I wrote this essay for the Freakonomics blog.
In 1982, the management consultants Tom Peters and Robert Waterman published In Search of Excellence, a colossally popular business title. The book aimed to learn lessons from the world’s best companies, and Peters and Waterman produced a list of 43. But just a couple of years after In Search of Excellence had been published, BusinessWeek ran a cover story with the simple title: “Oops! Who’s Excellent Now?” Almost a third of the companies singled out for praise by Peters and Waterman were in financial trouble.
My aim isn’t to mock Peters and Waterman, but to point out that the rise and fall of business models is an unavoidable part of economic growth. In a complex world, things fail – a lot. According to the economist Paul Ormerod, 10 percent of U.S. firms go bankrupt every year. Ormerod – an iconoclastic figure who enjoys beating fellow economists at their own game, mathematics – has studied the statistical patterns that emerge from these bankruptcies. He thinks they suggest that failure and success in business are far more random than our culture of CEO-worship would have us believe.
The curious thing is that these individual failures need not be a problem for the economy as a whole. Far from it. There are good reasons to believe that more successful economies play host to more failures. To get an instinctive grasp of this, just compare the astonishing failure rate of Silicon Valley firms with the situation of the Big 3 in Detroit, who seem to be in a perpetual state of slow-motion failure without ever quite leaving the economic stage.
A more rigorous attempt to look at this question, a study by Kathy Fogel, Randall Morck,and Bernard Yeung, found statistical evidence that economies with more churn in the corporate sector also had faster economic growth. The relationship even seems causal: churn today is correlated with fast economic growth tomorrow. The real benefit of this creative destruction, say Fogel and her colleagues, is not the appearance of “rising stars” but the disappearance of old, inefficient companies. Failure is not only common and unpredictable, it’s healthy.
But if this is true, it makes nonsense out of much of the way we approach complex problems in the world – anything from fighting wars to fighting poverty.

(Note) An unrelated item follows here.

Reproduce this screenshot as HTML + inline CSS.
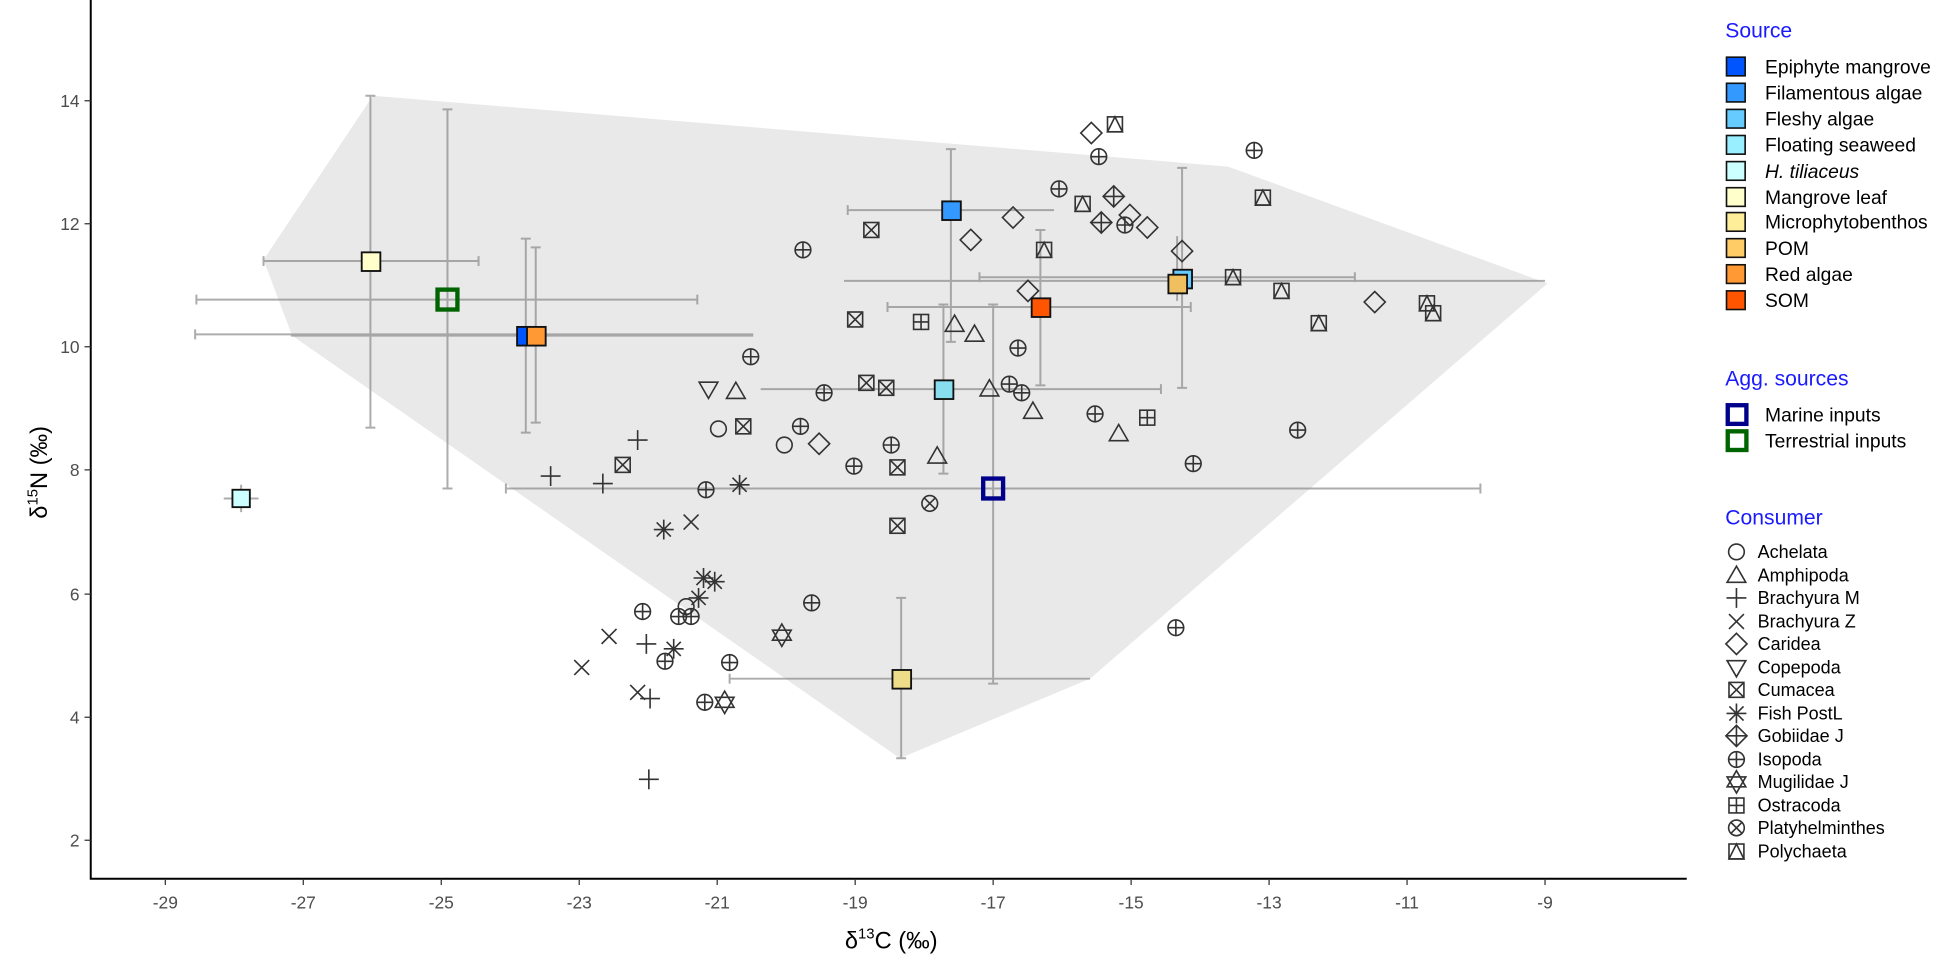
<!DOCTYPE html>
<html><head><meta charset="utf-8"><style>
html,body{margin:0;padding:0;background:#fff;}
svg{display:block;font-family:"Liberation Sans",sans-serif;}
.m{fill:none;stroke:#333;stroke-width:1.3;}
.eb{stroke:#8a8a8a;stroke-width:1.6;opacity:.7;fill:none;}
.tk{font-size:14px;fill:#4d4d4d;}
.lg{font-size:15.5px;fill:#000;}
.lc{font-size:14.5px;fill:#000;}
.tt{font-size:17px;fill:#1a1aff;}
</style></head><body>
<svg width="1949" height="958" viewBox="0 0 1568 770.7" xmlns="http://www.w3.org/2000/svg">
<defs>
<g id="circ"><circle r="6.3"/></g>
<g id="tri"><polygon points="0,-7.5 7.5,5.5 -7.5,5.5"/></g>
<g id="plus"><path d="M-8,0H8M0,-8V8"/></g>
<g id="cross"><path d="M-6,-6L6,6M-6,6L6,-6"/></g>
<g id="diam"><polygon points="0,-8.5 8.5,0 0,8.5 -8.5,0"/></g>
<g id="dtri"><polygon points="0,7.5 7.5,-5.5 -7.5,-5.5"/></g>
<g id="sqx"><rect x="-6" y="-6" width="12" height="12"/><path d="M-6,-6L6,6M-6,6L6,-6"/></g>
<g id="star"><path d="M-8,0H8M0,-8V8M-5.7,-5.7L5.7,5.7M-5.7,5.7L5.7,-5.7"/></g>
<g id="dplus"><polygon points="0,-8.5 8.5,0 0,8.5 -8.5,0"/><path d="M-8.5,0H8.5M0,-8.5V8.5"/></g>
<g id="cplus"><circle r="6.3"/><path d="M-6.3,0H6.3M0,-6.3V6.3"/></g>
<g id="star6"><polygon points="0,-9 7.5,4 -7.5,4"/><polygon points="0,9 7.5,-4 -7.5,-4"/></g>
<g id="sqplus"><rect x="-6" y="-6" width="12" height="12"/><path d="M-6,0H6M0,-6V6"/></g>
<g id="cx"><circle r="6.3"/><path d="M-4.5,-4.5L4.5,4.5M-4.5,4.5L4.5,-4.5"/></g>
<g id="sqtri"><rect x="-6" y="-6" width="12" height="12"/><polygon points="0,-6 6,6 -6,6"/></g>
</defs>

<polygon points="212,209 300,77 988,134 1245,228 877,546 724,610 235,270" fill="#e9e9e9"/>

<path d="M73,0V707H1357" stroke="#000" stroke-width="1.6" fill="none"/>
<g stroke="#333" stroke-width="1">
<path d="M68,81H73M68,180H73M68,279H73M68,378H73M68,478H73M68,577H73M68,676H73"/>
<path d="M133,707V712M244,707V712M355,707V712M466,707V712M577,707V712M688,707V712M799,707V712M910,707V712M1021,707V712M1132,707V712M1243,707V712"/>
</g>
<g class="tk" text-anchor="end">
<text x="64" y="86">14</text><text x="64" y="185">12</text><text x="64" y="284">10</text><text x="64" y="383">8</text><text x="64" y="483">6</text><text x="64" y="582">4</text><text x="64" y="681">2</text>
</g>
<g class="tk" text-anchor="middle">
<text x="133" y="731">-29</text><text x="244" y="731">-27</text><text x="355" y="731">-25</text><text x="466" y="731">-23</text><text x="577" y="731">-21</text><text x="688" y="731">-19</text><text x="799" y="731">-17</text><text x="910" y="731">-15</text><text x="1021" y="731">-13</text><text x="1132" y="731">-11</text><text x="1243" y="731">-9</text>
</g>
<text x="717" y="763" text-anchor="middle" font-size="19">δ<tspan font-size="12" dy="-8">13</tspan><tspan dy="8">C (‰)</tspan></text>
<text transform="translate(38,380) rotate(-90)" text-anchor="middle" font-size="19">δ<tspan font-size="12" dy="-8">15</tspan><tspan dy="8">N (‰)</tspan></text>

<g class="eb">
<path d="M212,210H385M212,206V214M385,206V214M298,77V344M294,77H302M294,344H302"/>
<path d="M158,241H561M158,237V245M561,237V245M360,88V393M356,88H364M356,393H364"/>
<path d="M157,269H606M157,265V273M423,192V348M419,192H427M419,348H427"/>
<path d="M234,270H606M431,199V340M427,199H435M427,340H435"/>
<path d="M180,401H208M194,390V412"/>
<path d="M682,169H848M682,165V173M765,120V275M761,120H769M761,275H769"/>
<path d="M612,313H934M934,309V317M759,245V381M755,245H763M755,381H763"/>
<path d="M679,226H1243M951,135V312M947,135H955M947,312H955"/>
<path d="M788,223H1090M788,219V227M1090,219V227M947,190V242"/>
<path d="M714,247H958M714,243V251M958,243V251M837,185V310M833,185H841M833,310H841"/>
<path d="M407,393H1191M407,389V397M1191,389V397M799,245V550M795,245H803M795,550H803"/>
<path d="M587,546H877M587,542V550M725,481V610M721,481H729M721,610H729"/>
</g>

<g class="m">
<use href="#circ" x="578" y="345"/><use href="#circ" x="631" y="358"/><use href="#circ" x="552" y="488"/>
<use href="#tri" x="592" y="315"/><use href="#tri" x="768" y="261"/><use href="#tri" x="784" y="269"/><use href="#tri" x="796" y="313"/><use href="#tri" x="831" y="331"/><use href="#tri" x="900" y="349"/><use href="#tri" x="754" y="367"/>
<use href="#plus" x="513" y="354"/><use href="#plus" x="443" y="383"/><use href="#plus" x="485" y="389"/><use href="#plus" x="520" y="518"/><use href="#plus" x="523" y="562"/><use href="#plus" x="522" y="627"/>
<use href="#cross" x="556" y="420"/><use href="#cross" x="490" y="512"/><use href="#cross" x="468" y="537"/><use href="#cross" x="513" y="557"/>
<use href="#diam" x="659" y="357"/><use href="#diam" x="781" y="193"/><use href="#diam" x="815" y="175"/><use href="#diam" x="827" y="234"/><use href="#diam" x="878" y="107"/><use href="#diam" x="909" y="173"/><use href="#diam" x="923" y="183"/><use href="#diam" x="951" y="202"/><use href="#diam" x="1106" y="243"/>
<use href="#dtri" x="570" y="313"/>
<use href="#sqx" x="701" y="185"/><use href="#sqx" x="688" y="257"/><use href="#sqx" x="697" y="308"/><use href="#sqx" x="713" y="312"/><use href="#sqx" x="598" y="343"/><use href="#sqx" x="501" y="374"/><use href="#sqx" x="722" y="376"/><use href="#sqx" x="722" y="423"/>
<use href="#star" x="595" y="390"/><use href="#star" x="534" y="426"/><use href="#star" x="566" y="465"/><use href="#star" x="575" y="468"/><use href="#star" x="562" y="481"/><use href="#star" x="542" y="522"/>
<use href="#dplus" x="896" y="158"/><use href="#dplus" x="886" y="179"/>
<use href="#cplus" x="646" y="201"/><use href="#cplus" x="604" y="287"/><use href="#cplus" x="644" y="343"/><use href="#cplus" x="663" y="316"/><use href="#cplus" x="819" y="280"/><use href="#cplus" x="812" y="309"/><use href="#cplus" x="822" y="316"/><use href="#cplus" x="881" y="333"/><use href="#cplus" x="960" y="373"/><use href="#cplus" x="1044" y="346"/><use href="#cplus" x="717" y="358"/><use href="#cplus" x="687" y="375"/><use href="#cplus" x="568" y="394"/><use href="#cplus" x="517" y="492"/><use href="#cplus" x="546" y="496"/><use href="#cplus" x="556" y="496"/><use href="#cplus" x="653" y="485"/><use href="#cplus" x="587" y="533"/><use href="#cplus" x="567" y="565"/><use href="#cplus" x="535" y="532"/><use href="#cplus" x="852" y="152"/><use href="#cplus" x="884" y="126"/><use href="#cplus" x="905" y="181"/><use href="#cplus" x="1009" y="121"/><use href="#cplus" x="946" y="505"/>
<use href="#star6" x="629" y="511"/><use href="#star6" x="583" y="565"/>
<use href="#sqplus" x="741" y="259"/><use href="#sqplus" x="923" y="336"/>
<use href="#cx" x="748" y="405"/>
<use href="#sqtri" x="897" y="100"/><use href="#sqtri" x="871" y="164"/><use href="#sqtri" x="840" y="201"/><use href="#sqtri" x="1016" y="159"/><use href="#sqtri" x="992" y="223"/><use href="#sqtri" x="1031" y="234"/><use href="#sqtri" x="1148" y="244"/><use href="#sqtri" x="1153" y="252"/><use href="#sqtri" x="1061" y="260"/>
</g>

<g stroke="#111" stroke-width="1.5">
<rect x="291" y="203" width="15" height="15" fill="#ffffcc"/>
<rect x="416" y="263" width="15" height="15" fill="#0055ff"/>
<rect x="424" y="263" width="15" height="15" fill="#ff9933"/>
<rect x="187" y="394" width="14" height="14" fill="#ccffff"/>
<rect x="758" y="162" width="15" height="15" fill="#3399ff"/>
<rect x="752" y="306" width="15" height="15" fill="#88ddee"/>
<rect x="944" y="217" width="15" height="15" fill="#66ccff"/>
<rect x="940" y="221" width="15" height="15" fill="#f0c060"/>
<rect x="830" y="240" width="15" height="15" fill="#ff5500"/>
<rect x="718" y="539" width="15" height="15" fill="#eedd88"/>
</g>
<rect x="352" y="233" width="16" height="16" fill="none" stroke="#006400" stroke-width="3.5"/>
<rect x="791" y="385" width="16" height="16" fill="none" stroke="#00008b" stroke-width="3.5"/>

<text class="tt" x="1388" y="30">Source</text>
<g stroke="#111" stroke-width="1.3">
<rect x="1389" y="46" width="15" height="15" fill="#0055ff"/>
<rect x="1389" y="67" width="15" height="15" fill="#3399ff"/>
<rect x="1389" y="88" width="15" height="15" fill="#66ccff"/>
<rect x="1389" y="109" width="15" height="15" fill="#99eeff"/>
<rect x="1389" y="130" width="15" height="15" fill="#ccffff"/>
<rect x="1389" y="151" width="15" height="15" fill="#ffffcc"/>
<rect x="1389" y="171" width="15" height="15" fill="#ffee99"/>
<rect x="1389" y="192" width="15" height="15" fill="#ffcc66"/>
<rect x="1389" y="213" width="15" height="15" fill="#ff9933"/>
<rect x="1389" y="234" width="15" height="15" fill="#ff5500"/>
</g>
<g class="lg">
<text x="1420" y="59">Epiphyte mangrove</text>
<text x="1420" y="80">Filamentous algae</text>
<text x="1420" y="101">Fleshy algae</text>
<text x="1420" y="122">Floating seaweed</text>
<text x="1420" y="143" font-style="italic">H. tiliaceus</text>
<text x="1420" y="164">Mangrove leaf</text>
<text x="1420" y="184">Microphytobenthos</text>
<text x="1420" y="205">POM</text>
<text x="1420" y="226">Red algae</text>
<text x="1420" y="247">SOM</text>
</g>
<text class="tt" x="1388" y="310">Agg. sources</text>
<rect x="1390" y="326" width="15" height="15" fill="none" stroke="#00008b" stroke-width="3.5"/>
<rect x="1390" y="347" width="15" height="15" fill="none" stroke="#006400" stroke-width="3.5"/>
<g class="lg"><text x="1420" y="339">Marine inputs</text><text x="1420" y="360">Terrestrial inputs</text></g>
<text class="tt" x="1388" y="422">Consumer</text>
<g class="m">
<use href="#circ" x="1397" y="444"/><use href="#tri" x="1397" y="463"/><use href="#plus" x="1397" y="481"/><use href="#cross" x="1397" y="500"/><use href="#diam" x="1397" y="518"/><use href="#dtri" x="1397" y="537"/><use href="#sqx" x="1397" y="555"/><use href="#star" x="1397" y="574"/><use href="#dplus" x="1397" y="592"/><use href="#cplus" x="1397" y="611"/><use href="#star6" x="1397" y="629"/><use href="#sqplus" x="1397" y="648"/><use href="#cx" x="1397" y="666"/><use href="#sqtri" x="1397" y="685"/>
</g>
<g class="lc">
<text x="1414" y="449">Achelata</text><text x="1414" y="468">Amphipoda</text><text x="1414" y="486">Brachyura M</text><text x="1414" y="505">Brachyura Z</text><text x="1414" y="523">Caridea</text><text x="1414" y="542">Copepoda</text><text x="1414" y="560">Cumacea</text><text x="1414" y="579">Fish PostL</text><text x="1414" y="597">Gobiidae J</text><text x="1414" y="616">Isopoda</text><text x="1414" y="634">Mugilidae J</text><text x="1414" y="653">Ostracoda</text><text x="1414" y="671">Platyhelminthes</text><text x="1414" y="690">Polychaeta</text>
</g>
</svg>
</body></html>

For one thing, where’s the churn in education policy or healthcare policy or policing? These are difficult problems. Why would we expect them to be solved the first time? They are surely no simpler than the business problems which seem so prone to experiment and error.
When the pizza chain Sbarro’s filed for bankruptcy in April, one journalist called it “America’s least essential restaurant.” The likely result is that one way or another, the chefs and locations and ingredients that used to be turned into bland pizzas will now be used to make something that people actually want to pay for. Good.
But in politics, where are the bad ideas that have been tested, found wanting, and replaced with something better? It’s rare – but not unheard of – for politicians to seriously test out their policies, perhaps because they realize that we voters pay more attention to soundbites. And so there’s rarely a really good evidence base to shut down failing policies and replace them with something else.
I’m not sure I’d blame the politicians. Not many people want to vote for a candidate who says, “I really am not sure how to improve schools in our area, so I plan to pilot half a dozen ideas, and we’ll keep the one or two that we can prove to have worked.” But the other guy – the one who claims he does know – isn’t telling us the truth about uncertainty and failure. He’s just telling us what we want to hear.
Ideally, I’d like to see many more complex problems approached with a willingness to experiment. The process has three components: first, try lots of different things; second, make sure the experiments are at a small scale so that when things go wrong, it’s not a catastrophe; and third, make sure there’s a reliable way to tell the difference between success and failure.
Governments often fall down on all three: they have a particular ideology and so push a single-minded policy; they bet big; and they don’t bother to evaluate the results too carefully, perhaps through overconfidence.
But markets can fail badly too, and for much the same reason. Just think about the subprime crisis. It failed the same three tests. First, many big banks and insurance companies were taking similar bets at similar times, so that when subprime loans started to go bad, much of Wall Street started struggling simultaneously. Second, the bets were gigantic. Fancy derivatives such as credit default swaps and complex mortgage-backed securities were new, rapidly growing, and largely untested. And third, many investment bankers were being paid large bonuses on the assumption that their performance could be measured properly – and it couldn’t, because profitable-seeming bets concealed large risks.
I’ve been studying how these processes of experimenting and adapting have worked, or failed to work, in dealing with some of the important problems we face today, from promoting innovation to preventing future financial meltdowns. And I’ve also been exploring our psychological responses to failure – why we fear even small setbacks, and how we can over-react when things are going badly. I’ve concluded that adapting in the face of failure is absolutely vital – and a more painful challenge than I at first expected.